** BEGIN Listed entries **

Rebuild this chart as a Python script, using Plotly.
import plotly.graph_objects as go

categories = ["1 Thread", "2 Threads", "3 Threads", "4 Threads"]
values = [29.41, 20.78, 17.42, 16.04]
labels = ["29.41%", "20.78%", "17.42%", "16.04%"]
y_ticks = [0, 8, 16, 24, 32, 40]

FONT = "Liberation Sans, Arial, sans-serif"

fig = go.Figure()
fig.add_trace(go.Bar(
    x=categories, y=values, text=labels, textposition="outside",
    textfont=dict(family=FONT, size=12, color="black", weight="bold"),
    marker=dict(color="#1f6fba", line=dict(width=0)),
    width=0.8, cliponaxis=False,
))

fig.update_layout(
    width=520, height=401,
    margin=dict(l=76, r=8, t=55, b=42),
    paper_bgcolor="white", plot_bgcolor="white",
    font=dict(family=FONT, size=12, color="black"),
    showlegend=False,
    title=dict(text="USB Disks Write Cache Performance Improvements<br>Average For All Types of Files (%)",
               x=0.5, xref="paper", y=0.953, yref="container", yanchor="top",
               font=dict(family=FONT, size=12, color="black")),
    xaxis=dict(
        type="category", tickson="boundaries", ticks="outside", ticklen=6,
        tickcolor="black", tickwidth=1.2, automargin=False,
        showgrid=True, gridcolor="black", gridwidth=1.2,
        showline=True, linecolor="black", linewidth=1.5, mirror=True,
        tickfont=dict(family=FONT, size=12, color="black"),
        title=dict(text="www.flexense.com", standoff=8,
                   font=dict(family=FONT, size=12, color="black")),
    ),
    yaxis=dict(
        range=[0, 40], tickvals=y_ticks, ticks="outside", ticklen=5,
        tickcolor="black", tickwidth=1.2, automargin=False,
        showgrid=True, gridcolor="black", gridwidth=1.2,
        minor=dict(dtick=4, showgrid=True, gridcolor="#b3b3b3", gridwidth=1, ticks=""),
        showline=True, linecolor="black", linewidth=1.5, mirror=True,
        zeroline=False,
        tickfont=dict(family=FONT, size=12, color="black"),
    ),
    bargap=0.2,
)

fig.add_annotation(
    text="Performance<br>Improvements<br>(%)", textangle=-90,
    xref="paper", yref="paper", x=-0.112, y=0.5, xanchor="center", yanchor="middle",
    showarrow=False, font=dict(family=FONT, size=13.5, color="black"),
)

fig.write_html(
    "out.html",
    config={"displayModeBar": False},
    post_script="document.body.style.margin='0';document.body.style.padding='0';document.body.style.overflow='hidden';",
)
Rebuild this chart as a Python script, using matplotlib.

** END Listed entries **

Retype the listing exactly, in full.

• Full solution:
Rebuild this chart as a Python script, using Plotly.
import plotly.graph_objects as go

categories = ["1 Thread", "2 Threads", "3 Threads", "4 Threads"]
values = [29.41, 20.78, 17.42, 16.04]
labels = ["29.41%", "20.78%", "17.42%", "16.04%"]
y_ticks = [0, 8, 16, 24, 32, 40]

FONT = "Liberation Sans, Arial, sans-serif"

fig = go.Figure()
fig.add_trace(go.Bar(
    x=categories, y=values, text=labels, textposition="outside",
    textfont=dict(family=FONT, size=12, color="black", weight="bold"),
    marker=dict(color="#1f6fba", line=dict(width=0)),
    width=0.8, cliponaxis=False,
))

fig.update_layout(
    width=520, height=401,
    margin=dict(l=76, r=8, t=55, b=42),
    paper_bgcolor="white", plot_bgcolor="white",
    font=dict(family=FONT, size=12, color="black"),
    showlegend=False,
    title=dict(text="USB Disks Write Cache Performance Improvements<br>Average For All Types of Files (%)",
               x=0.5, xref="paper", y=0.953, yref="container", yanchor="top",
               font=dict(family=FONT, size=12, color="black")),
    xaxis=dict(
        type="category", tickson="boundaries", ticks="outside", ticklen=6,
        tickcolor="black", tickwidth=1.2, automargin=False,
        showgrid=True, gridcolor="black", gridwidth=1.2,
        showline=True, linecolor="black", linewidth=1.5, mirror=True,
        tickfont=dict(family=FONT, size=12, color="black"),
        title=dict(text="www.flexense.com", standoff=8,
                   font=dict(family=FONT, size=12, color="black")),
    ),
    yaxis=dict(
        range=[0, 40], tickvals=y_ticks, ticks="outside", ticklen=5,
        tickcolor="black", tickwidth=1.2, automargin=False,
        showgrid=True, gridcolor="black", gridwidth=1.2,
        minor=dict(dtick=4, showgrid=True, gridcolor="#b3b3b3", gridwidth=1, ticks=""),
        showline=True, linecolor="black", linewidth=1.5, mirror=True,
        zeroline=False,
        tickfont=dict(family=FONT, size=12, color="black"),
    ),
    bargap=0.2,
)

fig.add_annotation(
    text="Performance<br>Improvements<br>(%)", textangle=-90,
    xref="paper", yref="paper", x=-0.112, y=0.5, xanchor="center", yanchor="middle",
    showarrow=False, font=dict(family=FONT, size=13.5, color="black"),
)

fig.write_html(
    "out.html",
    config={"displayModeBar": False},
    post_script="document.body.style.margin='0';document.body.style.padding='0';document.body.style.overflow='hidden';",
)
Rebuild this chart as a Python script, using matplotlib.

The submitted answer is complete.